In particolare, Francesco vede un legame particolare tra la povertà e l’Eucaristia, che stiamo celebrando. L’Eucaristia è il punto estremo dello svuotamento di Cristo. Egli si è fatto uomo sino ad assumere la nostra morte e il nostro peccato, per annientarli. Nell’Ammonizione I Francesco pensa all’Eucaristia dentro la logica dell’incarnazione. Accogliendo Cristo che muore e risorge viene chiesto a noi di incarnarci nel mondo per redimerlo, per trasfigurarlo.
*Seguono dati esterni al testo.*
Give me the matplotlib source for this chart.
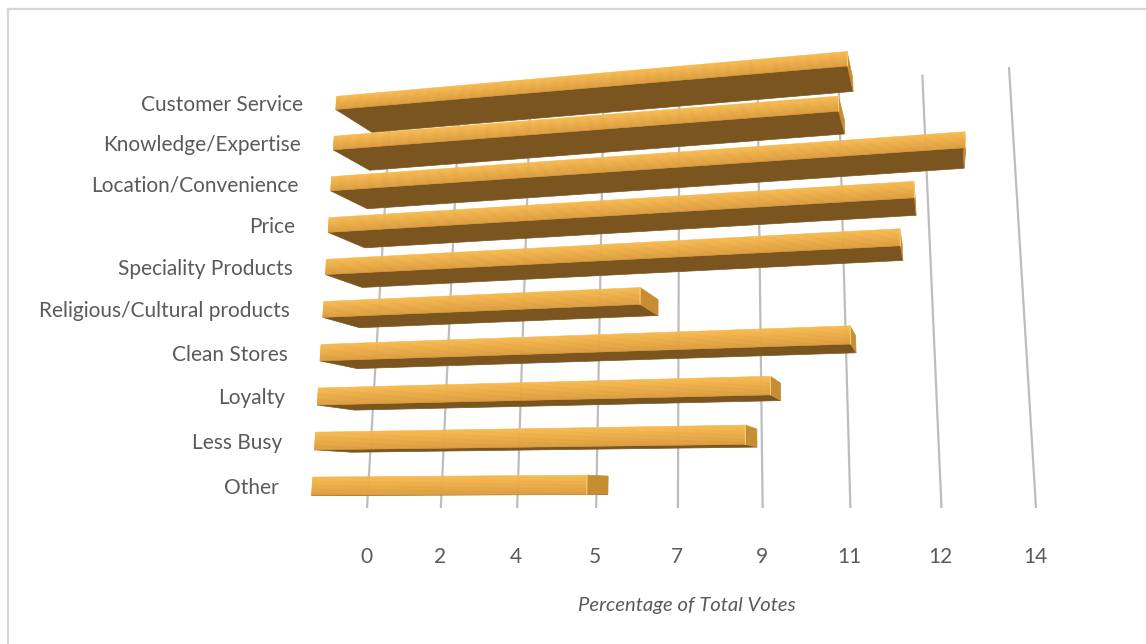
import numpy as np
import matplotlib
matplotlib.use("Agg")
import matplotlib.pyplot as plt
from matplotlib.patches import Polygon

categories = ["Other", "Less Busy", "Loyalty", "Clean Stores", "Religious/Cultural products",
              "Speciality Products", "Price", "Location/Convenience", "Knowledge/Expertise",
              "Customer Service"]
votes = [5.5, 8.65, 9.15, 10.7, 6.55, 11.7, 12.0, 13.0, 10.6, 10.8]
ticks = [0, 1.75, 3.5, 5.25, 7, 8.75, 10.5, 12.25, 14]
tick_labels = ["0", "2", "4", "5", "7", "9", "11", "12", "14"]

W, H = 1146, 644
FONT = ["Lato", "DejaVu Sans"]
TEXT = "#5a5a5a"

# wall plane the gridlines sit on: (value, row) corners -> pixel corners
WALL_SRC = [(0, -0.3), (14, -0.3), (14, 9.26), (0, 9.26)]
WALL_DST = [(367, 508), (1036, 508), (1009, 67), (390, 121)]
VANISH = np.array([940.0, 490.0])
DEPTH = 0.06
BAR_START = -0.45


def homography(src, dst):
    rows = []
    for (x, y), (u, v) in zip(src, dst):
        rows.append([x, y, 1, 0, 0, 0, -u * x, -u * y, -u])
        rows.append([0, 0, 0, x, y, 1, -v * x, -v * y, -v])
    return np.linalg.svd(np.array(rows, float))[2][-1].reshape(3, 3)


WALL = homography(WALL_SRC, WALL_DST)


def back(v, s):
    p = WALL @ np.array([v, s, 1.0])
    return p[:2] / p[2]


def front(v, s):
    # same point pulled toward the viewer, away from the vanishing point
    return VANISH + (back(v, s) - VANISH) / (1 - DEPTH)


def blend(c1, c2, t):
    return np.array(matplotlib.colors.to_rgb(c1)) * (1 - t) + np.array(matplotlib.colors.to_rgb(c2)) * t


fig = plt.figure(figsize=(W / 100, H / 100), dpi=100)
ax = fig.add_axes([0, 0, 1, 1])
ax.set_xlim(0, W)
ax.set_ylim(H, 0)
ax.axis("off")

# frame
ax.plot([8, 8], [H, 9], color="#d6d6d6", lw=1.6, zorder=1)
ax.plot([8, W], [9, 9], color="#d6d6d6", lw=1.6, zorder=1)

# gridlines and value labels
for t, lab in zip(ticks, tick_labels):
    a, b = back(t, -0.3), back(t, 9.26)
    ax.plot([a[0], b[0]], [a[1], b[1]], color="#bdbdbd", lw=1.6, zorder=2, solid_capstyle="butt")
    ax.text(a[0] - 1, 557, lab, ha="center", va="center", fontsize=15, color=TEXT, family=FONT)

ax.text(687, 606, "Percentage of Total Votes", ha="center", va="center", fontsize=14.6,
        color=TEXT, family=FONT, style="italic")

# bars, bottom row first
for i, (name, val) in enumerate(zip(categories, votes)):
    z = 3 + i * 0.01
    thick = 0.40 - 0.008 * i
    under = [front(BAR_START, i), front(val, i), back(val, i), back(BAR_START, i)]
    ax.add_patch(Polygon(under, closed=True, fc="#7a5520", ec="#7a5520", lw=0.5, zorder=z))
    cap = [front(val, i), front(val, i + thick), back(val, i + thick), back(val, i)]
    ax.add_patch(Polygon(cap, closed=True, fc="#c68d32", ec="#c68d32", lw=0.5, zorder=z))
    # front face shaded in thin strips from the lower edge upward
    n = 14
    for k in range(n):
        s0, s1 = i + thick * k / n, i + thick * (k + 1) / n
        col = blend("#dc9c3c", "#f6b84e", k / (n - 1))
        ax.add_patch(Polygon([front(BAR_START, s0), front(val, s0), front(val, s1), front(BAR_START, s1)],
                             closed=True, fc=col, ec=col, lw=0.4, zorder=z + 0.001))
    e0, e1 = front(val, i), front(val, i + thick)
    ax.plot([e0[0], e1[0]], [e0[1], e1[1]], color="#f8d27c", lw=0.7, zorder=z + 0.002)
    # category label lines up with the left end of its bar
    left = front(BAR_START, i + thick / 2)
    ax.text(left[0] - 33, left[1] + 2, name, ha="right", va="center", fontsize=15, color=TEXT, family=FONT)

fig.savefig("out.png", dpi=100, facecolor="white")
Possiamo incarnarci nel mondo svuotandoci, rendendoci servi come Cristo, per fare ricco il mondo di Dio: «Conoscete infatti la grazia del Signore nostro Gesù Cristo: da ricco che era, si è fatto povero per voi, perché voi diventaste ricchi per mezzo della sua povertà» (2 Cor 8,9). Partecipando all’Eucaristia, facendo la comunione con Cristo che muore e risorge, Francesco «mangia» la povertà di Cristo, mangia Cristo che nel donarsi all’umanità svuota completamente sé stesso per renderci più somiglianti a Lui. Come possiamo trattenere qualcosa di noi, pensa san Francesco, nel momento in cui mangiamo Colui che tutto si è dato a noi? Se mangiamo il corpo donato e beviamo il suo sangue versato, che sono Cristo che si fa cibo per noi, come possiamo pensare di non farci dono, di trattenere qualcosa di noi o di appropriarci degli altri o delle cose del mondo? Se non lo facciamo, contrastiamo in noi il movimento di dono che l’Eucaristia introduce nella nostra vita. Si crea in noi la contrapposizione tra la vita di Cristo e la nostra, ripiegata su sé stessa, chiusa all’accoglienza della povertà di Cristo, ai poveri. In tal modo, non riceviamo la ricchezza della vita di Cristo e non la possiamo donare agli altri. Sarebbe la negazione della nostra missionarietà, ciò che ci viene chiesto di vivificare con il prossimo cammino sinodale. Un tale cammino, come dice l’aggettivo qualificativo, ci vuole tutti uniti a Gesù Cristo per farne dono ai nostri fratelli, mentre li incontriamo nei vari ambienti di vita. Quanto detto ci fa capire come il prossimo 17 ottobre, intraprendendo il cammino sinodale a cui ci sollecita papa Francesco, non potremo non guardare al poverello di Assisi che oggi festeggiamo.